UBER closed May 5 at $73.20 and traded between $72.67 and $74.80 on May 6 before the earnings move; the stock jumped roughly 10% intraday after the print on the strength of the bookings beat and Q2 guide. The stock's 52-week range is $68.46 to $101.99, putting today's price action well below the recent high but materially above the recent low.
Analyst sentiment
The 33-analyst consensus carries a Strong Buy rating, with 48% Strong Buy, 45% Buy, 6% Hold, and zero Sell or Strong Sell ratings. The consensus 12-month price target is approximately $107, implying around 35% upside from the May 5 close. Guggenheim's $125 target is the highest in the bullish camp; TD Cowen carries $108 (Buy). Bill Ackman's Pershing Square recently named Uber a core AI-era holding, citing the platform's embedded membership economics and structural AV optionality.
AV strategy update
Uber's autonomous vehicle strategy got new color on the call. Waymo is live in Austin and Atlanta with a target of 15 cities globally by year-end 2026. Uber announced a $500 million commitment to Lucid for 35,000 robotaxis paired with Nuro's self-driving technology and Hertz's new Oro Mobility unit managing fleet operations. CEO Khosrowshahi described AV as another trillion-dollar TAM and emphasized Uber does not view the market as winner-take-all.
Mobility softness, AV competition, fuel.
Primary risks
- Mobility revenue softness sustainability. Q1 Mobility revenue missed by $310M ($6.8B vs $7.11B est). Management framed this as macro-driven (gas, weather, geopolitics), but a second consecutive Mobility miss in Q2 would force investors to question whether the issue is structural.
- Equity investment volatility. The $1.5B Q1 mark-to-market headwind on Didi and Grab illustrates that GAAP earnings are subject to material non-operating swings. A future positive revaluation would help, but the volatility itself complicates the reported earnings narrative.
- AV competitive risk. Waymo, Cruise, Tesla, and Zoox all represent eventual fully autonomous platforms that could partially disintermediate Uber's driver-network advantage. Uber is hedged via its multi-partner AV strategy, but the unit economics remain unproven.
- Regulatory and insurance. California insurance reform helped LA market growth in Q1, but rideshare insurance costs remain a multi-year headwind in several major markets.

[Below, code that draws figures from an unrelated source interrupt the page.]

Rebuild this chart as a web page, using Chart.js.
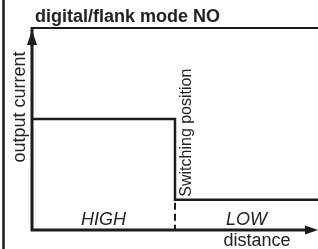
<!DOCTYPE html>
<html>
<head>
<meta charset="utf-8">
<script src="https://cdn.jsdelivr.net/npm/chart.js@4.4.1/dist/chart.umd.min.js"></script>
<style>
  html, body { margin: 0; padding: 0; background: #fff; }
  #wrap { width: 318px; height: 249px; position: relative; }
</style>
</head>
<body>
<div id="wrap"><canvas id="chart"></canvas></div>
<script>
  // output signal (step) over distance
  const distance = [0, 5, 5, 10];
  const current = [0.55, 0.55, 0.15, 0.15];
  const switchPoint = 5;
  const zoneLabels = ["HIGH", "LOW"];

  const titleText = "digital/flank mode NO";
  const yTitle = "output current";
  const xTitle = "distance";
  const switchText = "Switching position";

  const ink = "#1c1c1c";
  const font = "'Liberation Sans', Arial, Helvetica, sans-serif";

  const diagramPlugin = {
    id: "diagram",
    afterDraw(chart) {
      const { ctx, chartArea, scales } = chart;
      const x = scales.x;
      const y = scales.y;
      const x0 = x.getPixelForValue(0);
      const y0 = y.getPixelForValue(0);
      const top = chartArea.top;
      const right = chart.width;

      ctx.save();
      ctx.strokeStyle = ink;
      ctx.fillStyle = ink;
      ctx.lineCap = "butt";

      // left frame line
      ctx.lineWidth = 2.5;
      ctx.beginPath();
      ctx.moveTo(3.5, 0);
      ctx.lineTo(3.5, chart.height);
      ctx.stroke();

      // top line
      ctx.lineWidth = 2;
      ctx.beginPath();
      ctx.moveTo(x0, top);
      ctx.lineTo(right, top);
      ctx.stroke();

      // axes
      ctx.lineWidth = 3;
      ctx.beginPath();
      ctx.moveTo(x0, top - 1);
      ctx.lineTo(x0, y0);
      ctx.lineTo(right - 10, y0);
      ctx.stroke();

      // arrow heads
      ctx.beginPath();
      ctx.moveTo(x0, top + 2);
      ctx.lineTo(x0 - 5, top + 17);
      ctx.lineTo(x0 + 5, top + 17);
      ctx.closePath();
      ctx.fill();

      ctx.beginPath();
      ctx.moveTo(right, y0);
      ctx.lineTo(right - 13, y0 - 4.5);
      ctx.lineTo(right - 13, y0 + 4.5);
      ctx.closePath();
      ctx.fill();

      // dashed switching line
      const sx = x.getPixelForValue(switchPoint);
      ctx.lineWidth = 2;
      ctx.setLineDash([7, 4]);
      ctx.beginPath();
      ctx.moveTo(sx, y.getPixelForValue(current[2]) + 3);
      ctx.lineTo(sx, y0);
      ctx.stroke();
      ctx.setLineDash([]);

      // texts
      ctx.fillStyle = "#222";
      ctx.font = "bold 18px " + font;
      ctx.textAlign = "left";
      ctx.textBaseline = "alphabetic";
      ctx.fillText(titleText, x0 + 3, 22);

      ctx.font = "italic 18px " + font;
      ctx.textAlign = "center";
      const mids = [
        (x.getPixelForValue(0) + sx) / 2,
        (sx + x.getPixelForValue(10)) / 2,
      ];
      zoneLabels.forEach((label, i) => {
        ctx.fillText(label, mids[i], y0 - 5);
      });

      ctx.font = "18px " + font;
      ctx.fillText(xTitle, 257, y0 + 16);

      ctx.save();
      ctx.translate(25, 107);
      ctx.rotate(-Math.PI / 2);
      ctx.fillText(yTitle, 0, 0);
      ctx.restore();

      ctx.save();
      ctx.translate(sx + 16, y.getPixelForValue(current[2]) - 3);
      ctx.rotate(-Math.PI / 2);
      ctx.font = "16px " + font;
      ctx.textAlign = "left";
      ctx.fillText(switchText, 0, 0);
      ctx.restore();

      ctx.restore();
    },
  };

  new Chart(document.getElementById("chart"), {
    type: "scatter",
    data: {
      datasets: [
        {
          data: distance.map((d, i) => ({ x: d, y: current[i] })),
          showLine: true,
          borderColor: ink,
          borderWidth: 2.5,
          pointRadius: 0,
          tension: 0,
          fill: false,
        },
      ],
    },
    options: {
      responsive: true,
      maintainAspectRatio: false,
      animation: false,
      layout: {
        padding: { left: 32, right: 0, top: 28, bottom: 19 },
      },
      plugins: {
        legend: { display: false },
        tooltip: { enabled: false },
      },
      scales: {
        x: { type: "linear", display: false, min: 0, max: 10 },
        y: { type: "linear", display: false, min: 0, max: 1 },
      },
    },
    plugins: [diagramPlugin],
  });
</script>
</body>
</html>
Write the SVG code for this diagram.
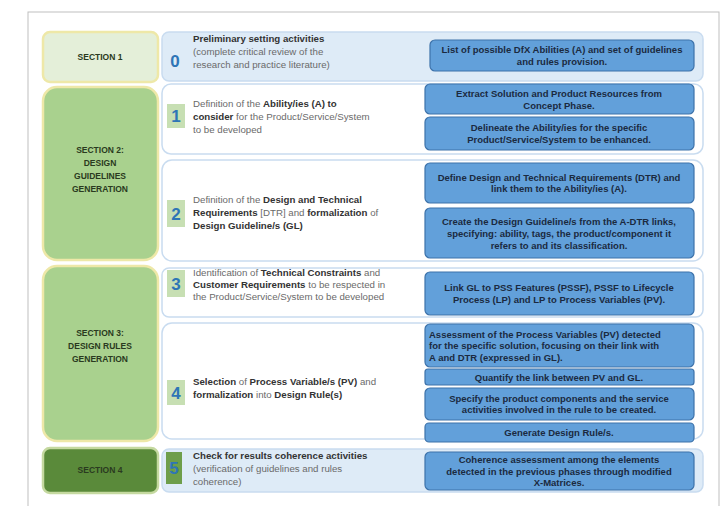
<svg xmlns="http://www.w3.org/2000/svg" width="727" height="506" viewBox="0 0 727 506">
<style>
text{font-family:"Liberation Sans",Arial,sans-serif}
.frame{fill:#fff;stroke:#bfbfbf;stroke-width:1}
.sec{stroke:#eee8a8;stroke-width:2.5}
.s1{fill:#e4efd9}
.s23{fill:#a9d18e}
.s4{fill:#5a8a3a;stroke:#c5d9a0}
.sl{font-size:8.5px;font-weight:bold;fill:#2a3a20;text-anchor:middle}
.step{fill:#fff;stroke:#c9dcf0;stroke-width:1.5}
.stepb{fill:#deebf7;stroke:#c9dcf0;stroke-width:1.5}
.sq{fill:#c7dfb3}
.sq5{fill:#6e9e4a}
.num{font-size:17px;font-weight:bold;fill:#2e75b6;text-anchor:middle}
.st{font-size:9.7px;fill:#6a6a6a}
.st tspan.b{font-weight:bold;fill:#333}
.bb{fill:#62a0da;stroke:#3d72aa;stroke-width:1.2}
.bt{font-size:9.5px;font-weight:bold;fill:#1b2a40;text-anchor:middle}
.btl{font-size:9.5px;font-weight:bold;fill:#1b2a40}
</style>
<rect class="frame" x="28" y="12" width="691" height="500"/>
<g id="connectors"></g>

<g id="section1">
<rect class="sec s1" x="43" y="32" width="115" height="50" rx="7"/>
<text class="sl" x="100" y="60">SECTION 1</text>
</g>
<g id="section2">
<rect class="sec s23" x="43" y="87" width="115" height="173" rx="14"/>
<text class="sl" x="100" y="153">SECTION 2:</text>
<text class="sl" x="100" y="166">DESIGN</text>
<text class="sl" x="100" y="179">GUIDELINES</text>
<text class="sl" x="100" y="192">GENERATION</text>
</g>
<g id="section3">
<rect class="sec s23" x="43" y="266" width="115" height="175" rx="14"/>
<text class="sl" x="100" y="336">SECTION 3:</text>
<text class="sl" x="100" y="349">DESIGN RULES</text>
<text class="sl" x="100" y="362">GENERATION</text>
</g>
<g id="section4">
<rect class="sec s4" x="43" y="448" width="115" height="45" rx="7"/>
<text class="sl" x="100" y="473">SECTION 4</text>
</g>

<g id="step0">
<rect class="stepb" x="162" y="32" width="541" height="49" rx="7"/>
<text class="num" x="175" y="67">0</text>
<text class="st" x="193" y="42"><tspan class="b">Preliminary setting activities</tspan></text>
<text class="st" x="193" y="55">(complete critical review of the</text>
<text class="st" x="193" y="68">research and practice literature)</text>
<rect class="bb" x="430" y="40" width="264" height="31" rx="5"/>
<text class="bt" x="562" y="53.3">List of possible DfX Abilities (A) and set of guidelines</text>
<text class="bt" x="562" y="65">and rules provision.</text>
</g>

<g id="step1">
<rect class="step" x="162" y="84" width="541" height="70" rx="9"/>
<rect class="sq" x="167" y="104" width="18" height="24"/>
<text class="num" x="176" y="122">1</text>
<text class="st" x="193" y="107">Definition of the <tspan class="b">Ability/ies (A) to</tspan></text>
<text class="st" x="193" y="120"><tspan class="b">consider</tspan> for the Product/Service/System</text>
<text class="st" x="193" y="133">to be developed</text>
<rect class="bb" x="425" y="84" width="269" height="30" rx="5"/>
<text class="bt" x="559" y="96.7">Extract Solution and Product Resources from</text>
<text class="bt" x="559" y="108.5">Concept Phase.</text>
<rect class="bb" x="425" y="117" width="269" height="33" rx="5"/>
<text class="bt" x="559" y="131">Delineate the Ability/ies for the specific</text>
<text class="bt" x="559" y="143">Product/Service/System to be enhanced.</text>
</g>

<g id="step2">
<rect class="step" x="162" y="160" width="541" height="101" rx="10"/>
<rect class="sq" x="167" y="200" width="18" height="27"/>
<text class="num" x="176" y="220">2</text>
<text class="st" x="193" y="203">Definition of the <tspan class="b">Design and Technical</tspan></text>
<text class="st" x="193" y="216"><tspan class="b">Requirements</tspan> [DTR] and <tspan class="b">formalization</tspan> of</text>
<text class="st" x="193" y="229"><tspan class="b">Design Guideline/s (GL)</tspan></text>
<rect class="bb" x="425" y="163" width="269" height="40" rx="5"/>
<text class="bt" x="559" y="180.5">Define Design and Technical Requirements (DTR) and</text>
<text class="bt" x="559" y="192">link them to the Ability/ies (A).</text>
<rect class="bb" x="425" y="208" width="269" height="50" rx="5"/>
<text class="bt" x="559" y="224.5">Create the Design Guideline/s from the A-DTR links,</text>
<text class="bt" x="559" y="236.5">specifying: ability, tags, the product/component it</text>
<text class="bt" x="559" y="248.5">refers to and its classification.</text>
</g>

<g id="step3">
<rect class="step" x="162" y="268" width="541" height="49" rx="7"/>
<rect class="sq" x="167" y="270" width="18" height="27"/>
<text class="num" x="176" y="290">3</text>
<text class="st" x="193" y="276">Identification of <tspan class="b">Technical Constraints</tspan> and</text>
<text class="st" x="193" y="288"><tspan class="b">Customer Requirements</tspan> to be respected in</text>
<text class="st" x="193" y="300">the Product/Service/System to be developed</text>
<rect class="bb" x="425" y="272" width="269" height="43" rx="5"/>
<text class="bt" x="559" y="291">Link GL to PSS Features (PSSF), PSSF to Lifecycle</text>
<text class="bt" x="559" y="303">Process (LP) and LP to Process Variables (PV).</text>
</g>

<g id="step4">
<rect class="step" x="162" y="323" width="541" height="116" rx="10"/>
<rect class="sq" x="167" y="380" width="18" height="25"/>
<text class="num" x="176" y="399">4</text>
<text class="st" x="193" y="385"><tspan class="b">Selection</tspan> of <tspan class="b">Process Variable/s (PV)</tspan> and</text>
<text class="st" x="193" y="398"><tspan class="b">formalization</tspan> into <tspan class="b">Design Rule(s)</tspan></text>
<rect class="bb" x="425" y="324" width="269" height="43" rx="5"/>
<text class="btl" x="429" y="337.5">Assessment of the Process Variables (PV) detected</text>
<text class="btl" x="429" y="349">for the specific solution, focusing on their link with</text>
<text class="btl" x="429" y="360.5">A and DTR (expressed in GL).</text>
<rect class="bb" x="425" y="369" width="269" height="16" rx="3"/>
<text class="bt" x="559" y="380.5">Quantify the link between PV and GL.</text>
<rect class="bb" x="425" y="388" width="269" height="32" rx="5"/>
<text class="bt" x="559" y="401.5">Specify the product components and the service</text>
<text class="bt" x="559" y="413">activities involved in the rule to be created.</text>
<rect class="bb" x="425" y="423" width="269" height="19" rx="4"/>
<text class="bt" x="559" y="436">Generate Design Rule/s.</text>
</g>

<g id="step5">
<rect class="stepb" x="162" y="449" width="541" height="43" rx="7"/>
<rect class="sq5" x="166" y="452" width="16" height="32"/>
<text class="num" x="174" y="474">5</text>
<text class="st" x="193" y="459"><tspan class="b">Check for results coherence activities</tspan></text>
<text class="st" x="193" y="472">(verification of guidelines and rules</text>
<text class="st" x="193" y="485">coherence)</text>
<rect class="bb" x="425" y="452" width="269" height="38" rx="5"/>
<text class="bt" x="559" y="463">Coherence assessment among the elements</text>
<text class="bt" x="559" y="474.5">detected in the previous phases through modified</text>
<text class="bt" x="559" y="486">X-Matrices.</text>
</g>
</svg>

- Macro fuel and labor costs. U.S. gas prices up roughly 50% since February tied to Iran-Israel conflict pressures driver economics. Uber unveiled fuel discounts and offers for drivers in late March, but the cost pressure remains a near-term overhang.
Catalysts to watch
- Q2 2026 print (early August). First test of the $56.25B-$57.75B Gross Bookings guide and whether Mobility recovers from the Q1 softness.
- Waymo expansion to a third city. Investors are looking for a third named US city beyond Austin and Atlanta. Any announcement would mark the transition from pilot to national rollout.
- New buyback authorization. At the Q1 pace, Uber will exhaust the prior $7B authorization within roughly two more quarters. A fresh authorization or first-ever dividend declaration is a credible 12-month catalyst.
- Expedia and Blacklane integration milestones. Hotel bookings via Uber app launched in April; Blacklane chauffeur acquisition extends the platform internationally. Engagement and revenue contribution will be the test.
The market saw through the headline revenue miss to what actually matters: Gross Bookings beat, Adjusted EBITDA growth of 33%, a record-pace $3B buyback, and Q2 guidance comfortably above consensus. Uber One reaching 50 million members (half of all Gross Bookings) is the kind of structural milestone that supports a platform-multiple re-rate. With a Strong Buy consensus, ~35% implied upside to consensus targets, and AV optionality intact, the setup remains constructive. Monitor the Q2 Mobility revenue trajectory closely: a second miss would force a recalibration of the Mobility-as-bedrock narrative.